I wanted to have a baby in April 2011. I didn’t want to talk about it with Robert or be pregnant or watch a child grow into an adult. I just wanted a baby in my arms. This desire burned like a fever all summer and then it started to fade. By November all my maternal instincts froze or went into hibernation or paled next to all the more interesting things I had to do. I attributed all of this to hormones and decided to decide on babies with my brain, and my partner. I think this was a good decision.
The day after we looked at a positive pregnancy test and Robert screamed into a pillow and I spent all day on the computer reading miscarriage statistics and symptoms, we hesitantly celebrated by driving to our favorite coffee shop in Evanston where I ordered a lox bagel, even though I knew that smoked fish was high on the list of things that pregnant women don’t get to do. I swapped my usual caffeinated beverage for an herbal tea, though, because pregnant women make sacrifices and I’m telling you that I did this because I want you to think I am a good person.
At my first doctor’s appointment the nurse with the clinical tone asked for the date of my last period and then asked if we were keeping the fetus. I said yes, because there was no question, but I was so glad she asked. Later, the nurse practitioner with the shiny hair and smiley teeth came into and said, “Congratulations!” I didn’t know what to say back, but I was so glad for her warmth. I went home and thought about how pregnancy, even early pregnancy with all it’s horrifying risk of loss, made me even more ardently pro choice than I was before, and I never posted about it on this blog, even though I wanted to.
We heard the heart beat at 11 weeks. At 14 the heartbeat went missing and my OB sent us to the hospital for an emergency ultrasound. I got a plastic hospital bracelet and prescription slip that said “No FHB. Confirm viability.” and I sobbed heavy heaving sobs until suddenly I stopped and knew I needed to show Robert that everything would be okay, even if it wasn’t. I still quake before every appointment. I still worry every day.
At 18 weeks we switched practices and the new OB told me that I could eat sushi and smoked fish and runny eggs and stinky cheese and artificial sugars and so I did.
At 18 weeks we found out we’re having a girl.
At 19 weeks I spent too much money on maternity clothes and breathed a sigh of comfort and relief.
Robert felt the baby move at 24 weeks and breathed his own sigh of relief.
At 27 weeks I started to panic about raising a little girl by myself in a patriarchal religion. I don’t know who will bless or baptize her.
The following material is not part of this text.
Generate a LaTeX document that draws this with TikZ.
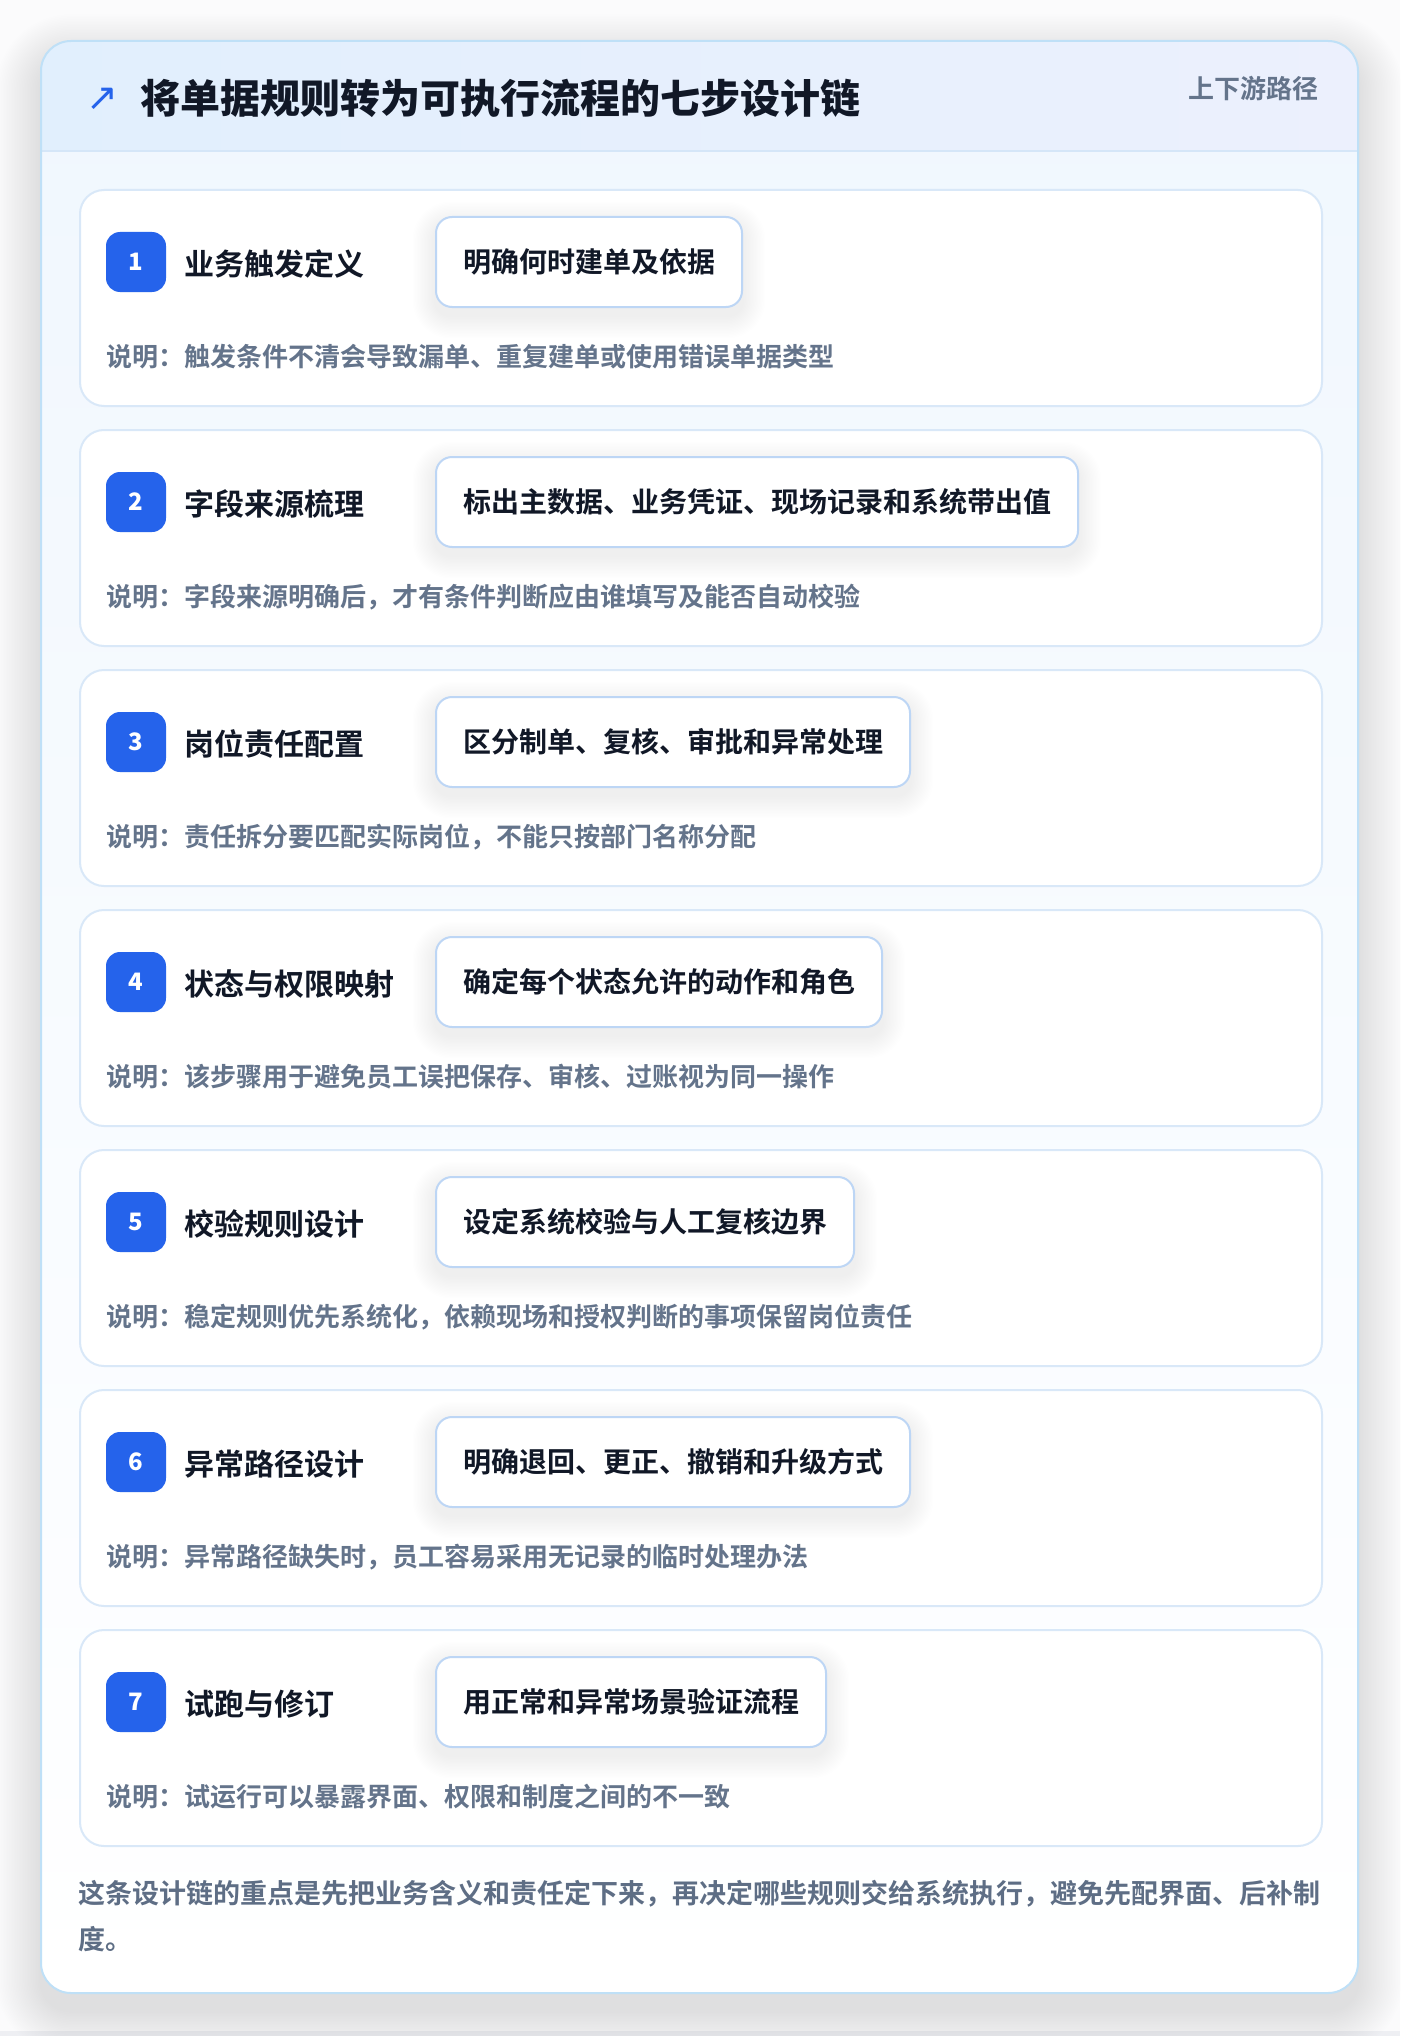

I don’t know how to tell her that I don’t believe the things her religious leaders will say about girls and women are right or good. I don’t know how I will impress upon her that God loves girls as much as boys, or how I will explain that not all people do.
At 29 weeks people keep asking me how I’m feeling, which feels momentarily strange because I feel happy and healthy and fine, but it also feels really, really nice.
I spent seven months not writing here or anywhere about being pregnant because I don’t know how to give these events meaning yet. I’m a storyteller, and it’s hard to tell a story without reason or understanding or lessons learned. I think the stories will unfold one of these days or months or years and I don’t want to ruin them by writing them down prematurely all half-formed and short on joy. I don’t want to ruin them by sharing them with the world. But I also know that the best way to ruin a story is not to tell it at all.